Les Hiraks dans le monde

Cette réflexion pourrait être utile pour tout le monde et singulièrement pour l'opinion en France ou la gestion de la crise démocratique, apparue avec le mouvement des «Gilets jaunes», a été toute autre, et marquée par une violence considérable, notamment des forces de l'ordre.

Il y a aussi tous «les Hiraks» dans le monde qui nous invitent à la réflexion sur cette crise démocratique qui touche tous les continents, les vieilles démocraties comme les nouvelles.

Il y a ce qui s'est passé au Soudan, en Serbie, en Ukraine, ce qui se passe en France, au Chili, en Bolivie, en Irak, à Hong Kong, au Venezuela, en Colombie, au Liban, ou d'une manière générale d'ailleurs les évènements ont été violents. Voilà un débat qui aurait été bien plus utile au sein du parlement européen. Face à un tel mouvement dans le monde, il est bien dérisoire de voir la question par le petit bout de la lorgnette en termes de lobbying et, plus grave, de maintien de zones d'influence.
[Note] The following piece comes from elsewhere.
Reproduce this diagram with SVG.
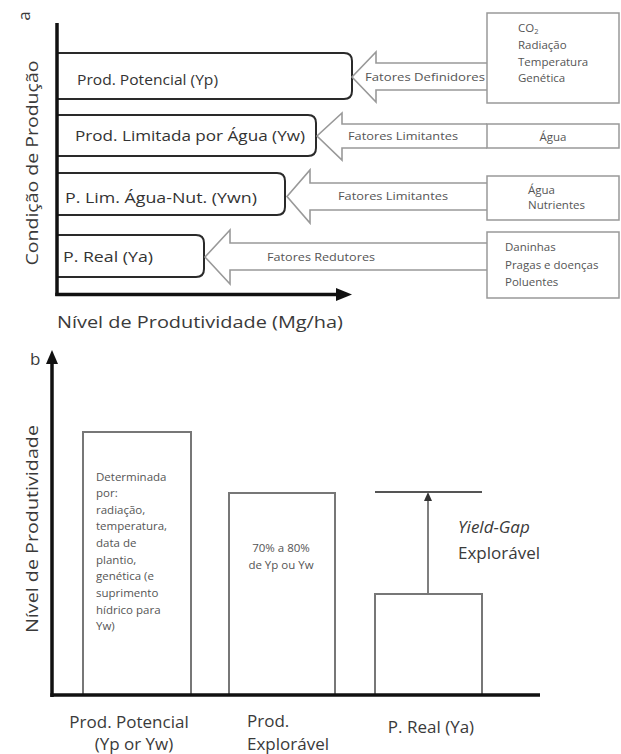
<svg xmlns="http://www.w3.org/2000/svg" width="621" height="754" viewBox="0 0 621 754">
<style>
text{font-family:"Open Sans","Liberation Sans",sans-serif;fill:#333}
.lab{font-size:14px}
.ax{font-size:17px;fill:#3a3a3a}
.sm{font-size:10px;fill:#555}
.rt{font-size:11.5px;fill:#555}
.cond{fill:#fff;stroke:#2a2a2a;stroke-width:2}
.barr{fill:#fff;stroke:#777;stroke-width:2}
.blk{fill:#fff;stroke:#999;stroke-width:1.6;stroke-linejoin:miter}
.fbox{fill:#fff;stroke:#999;stroke-width:1.5}
.axis{stroke:#111;stroke-width:3.5;fill:none}
</style>

<!-- Panel a -->
<text x="36" y="22" class="ax" font-size="14" transform="rotate(-90 30 22)" text-anchor="middle">a</text>
<text x="38" y="163" class="ax" transform="rotate(-90 38 163)" text-anchor="middle" textLength="205" lengthAdjust="spacingAndGlyphs">Condição de Produção</text>

<g id="box-yp"><path class="cond" d="M57,53 H344 Q352,53 352,61 V91 Q352,99 344,99 H57"/><text class="lab" x="77" y="85" textLength="141" lengthAdjust="spacingAndGlyphs">Prod. Potencial (Yp)</text></g>
<g id="box-yw"><path class="cond" d="M57,115 H308 Q316,115 316,123 V148 Q316,156 308,156 H57"/><text class="lab" x="75" y="141" textLength="230" lengthAdjust="spacingAndGlyphs">Prod. Limitada por Água (Yw)</text></g>
<g id="box-ywn"><path class="cond" d="M57,173 H277 Q285,173 285,181 V207 Q285,215 277,215 H57"/><text class="lab" x="65" y="203" textLength="192" lengthAdjust="spacingAndGlyphs">P. Lim. Água-Nut. (Ywn)</text></g>
<g id="box-ya"><path class="cond" d="M57,235 H196 Q204,235 204,243 V269 Q204,277 196,277 H57"/><text class="lab" x="63" y="262" textLength="90" lengthAdjust="spacingAndGlyphs">P. Real (Ya)</text></g>

<g id="axes-a">
<line class="axis" x1="57" y1="23" x2="57" y2="296"/>
<line class="axis" x1="55.3" y1="294.5" x2="338" y2="294.5"/>
<path d="M336,288 L352,294.5 L336,301 Z" fill="#111"/>
</g>
<text class="ax" x="57" y="328" textLength="286" lengthAdjust="spacingAndGlyphs">Nível de Produtividade (Mg/ha)</text>

<g id="connectors">
<path class="blk" d="M487,63 L376,63 L376,52 L352,77 L376,102 L376,90 L487,90"/>
<path class="blk" d="M487,124 L342,124 L342,113 L317,136 L342,160 L342,148 L487,148"/>
<path class="blk" d="M487,183 L310,183 L310,170 L287,196.5 L310,223 L310,210 L487,210"/>
<path class="blk" d="M487,243 L230,243 L230,230 L205,257 L230,284 L230,270 L487,270"/>
<line x1="428" y1="594" x2="428" y2="496" stroke="#555" stroke-width="1.5"/>
<path d="M424,501 L428,492 L432,501 Z" fill="#333"/>
</g>
<text class="sm" x="365" y="81" textLength="120" lengthAdjust="spacingAndGlyphs">Fatores Definidores</text>
<text class="sm" x="348" y="140" textLength="110" lengthAdjust="spacingAndGlyphs">Fatores Limitantes</text>
<text class="sm" x="338" y="200" textLength="110" lengthAdjust="spacingAndGlyphs">Fatores Limitantes</text>
<text class="sm" x="267" y="261" textLength="108" lengthAdjust="spacingAndGlyphs">Fatores Redutores</text>

<g id="f-definidores"><rect class="fbox" x="487" y="13" width="132" height="90"/>
<text class="rt" x="518" y="32">CO<tspan font-size="7.5" dy="2">2</tspan></text>
<text class="rt" x="518" y="49">Radiação</text>
<text class="rt" x="518" y="66">Temperatura</text>
<text class="rt" x="518" y="82">Genética</text></g>
<g id="f-agua"><rect class="fbox" x="487" y="124" width="132" height="24"/><text class="rt" x="553" y="141" text-anchor="middle">Água</text></g>
<g id="f-agua-nut"><rect class="fbox" x="487" y="176" width="132" height="44"/><text class="rt" x="528" y="194">Água</text><text class="rt" x="528" y="209">Nutrientes</text></g>
<g id="f-redutores"><rect class="fbox" x="487" y="232" width="132" height="66"/><text class="rt" x="505" y="251">Daninhas</text><text class="rt" x="505" y="269">Pragas e doenças</text><text class="rt" x="505" y="286">Poluentes</text></g>

<!-- Panel b -->
<text class="ax" x="30" y="365" font-size="14">b</text>
<text class="ax" x="38" y="529" transform="rotate(-90 38 529)" text-anchor="middle" textLength="208" lengthAdjust="spacingAndGlyphs">Nível de Produtividade</text>

<g id="bar-yp"><rect class="barr" x="83" y="432" width="108" height="263"/>
<text class="rt" x="96" y="481">Determinada</text>
<text class="rt" x="96" y="497">por:</text>
<text class="rt" x="96" y="514">radiação,</text>
<text class="rt" x="96" y="530">temperatura,</text>
<text class="rt" x="96" y="547">data de</text>
<text class="rt" x="96" y="564">plantio,</text>
<text class="rt" x="96" y="580">genética (e</text>
<text class="rt" x="96" y="597">suprimento</text>
<text class="rt" x="96" y="614">hídrico para</text>
<text class="rt" x="96" y="630">Yw)</text></g>
<g id="bar-exp"><rect class="barr" x="229" y="493" width="106" height="202"/>
<text class="rt" x="281" y="552" text-anchor="middle">70% a 80%</text>
<text class="rt" x="281" y="569" text-anchor="middle">de Yp ou Yw</text></g>
<g id="bar-ya"><rect class="barr" x="375" y="594" width="107" height="101"/></g>
<line x1="375" y1="492" x2="482" y2="492" stroke="#555" stroke-width="2"/>
<text class="ax" x="458" y="533" font-style="italic">Yield-Gap</text>
<text class="ax" x="458" y="559">Explorável</text>

<g id="axes-b">
<line class="axis" x1="52" y1="362" x2="52" y2="697"/>
<path d="M46,364 L52,350 L58,364 Z" fill="#111"/>
<line class="axis" x1="50.3" y1="695" x2="540" y2="695"/>
</g>

<text class="ax" font-size="15" x="129" y="728" text-anchor="middle">Prod. Potencial</text>
<text class="ax" font-size="14" x="134" y="750" text-anchor="middle">(Yp or Yw)</text>
<text class="ax" font-size="15" x="247" y="727">Prod.</text>
<text class="ax" font-size="15" x="247" y="750">Explorável</text>
<text class="ax" font-size="15" x="431" y="733" text-anchor="middle">P. Real (Ya)</text>
</svg>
Quelle est la part des causes globales et des causes locales dans ces Hiraks. Quelles sont les raisons des similitudes, de l'unité pourrait- on dire, de ce mouvement historique inédit qui traverse le monde: durée dans le temps, revendications démocratiques nouvelles, rencontre en son sein de toutes les couches et catégories sociales, rôle de l'Internet ? Quels en sont les points communs et les particularités dans chaque pays? Quelle est l'influence de la révolution technologique actuelle ? Autant de questions et bien d'autres qui s'imposent aujourd'hui à la réflexion intellectuelle. C'est à cette réflexion à laquelle devrait s'attacher les intellectuels, les hommes de culture dans le monde qui se reconnaissent dans ces mouvements populaires, dans ces «Hiraks». Et pourquoi pas une grande rencontre internationale à Alger sur ce thème du «Hirak dans le monde» ?

Qu'on songe à ce que pourrait apporter une telle rencontre de diversités et de variété nationales, de compréhension de chacun, d'enrichissement réciproque, et d'unité dans ce qu'il y a de commun, c'est-à-dire humainement de meilleur, dans chaque Hirak, ainsi que, d'ailleurs, de mobilisation intellectuelle contre les ingérences étrangères.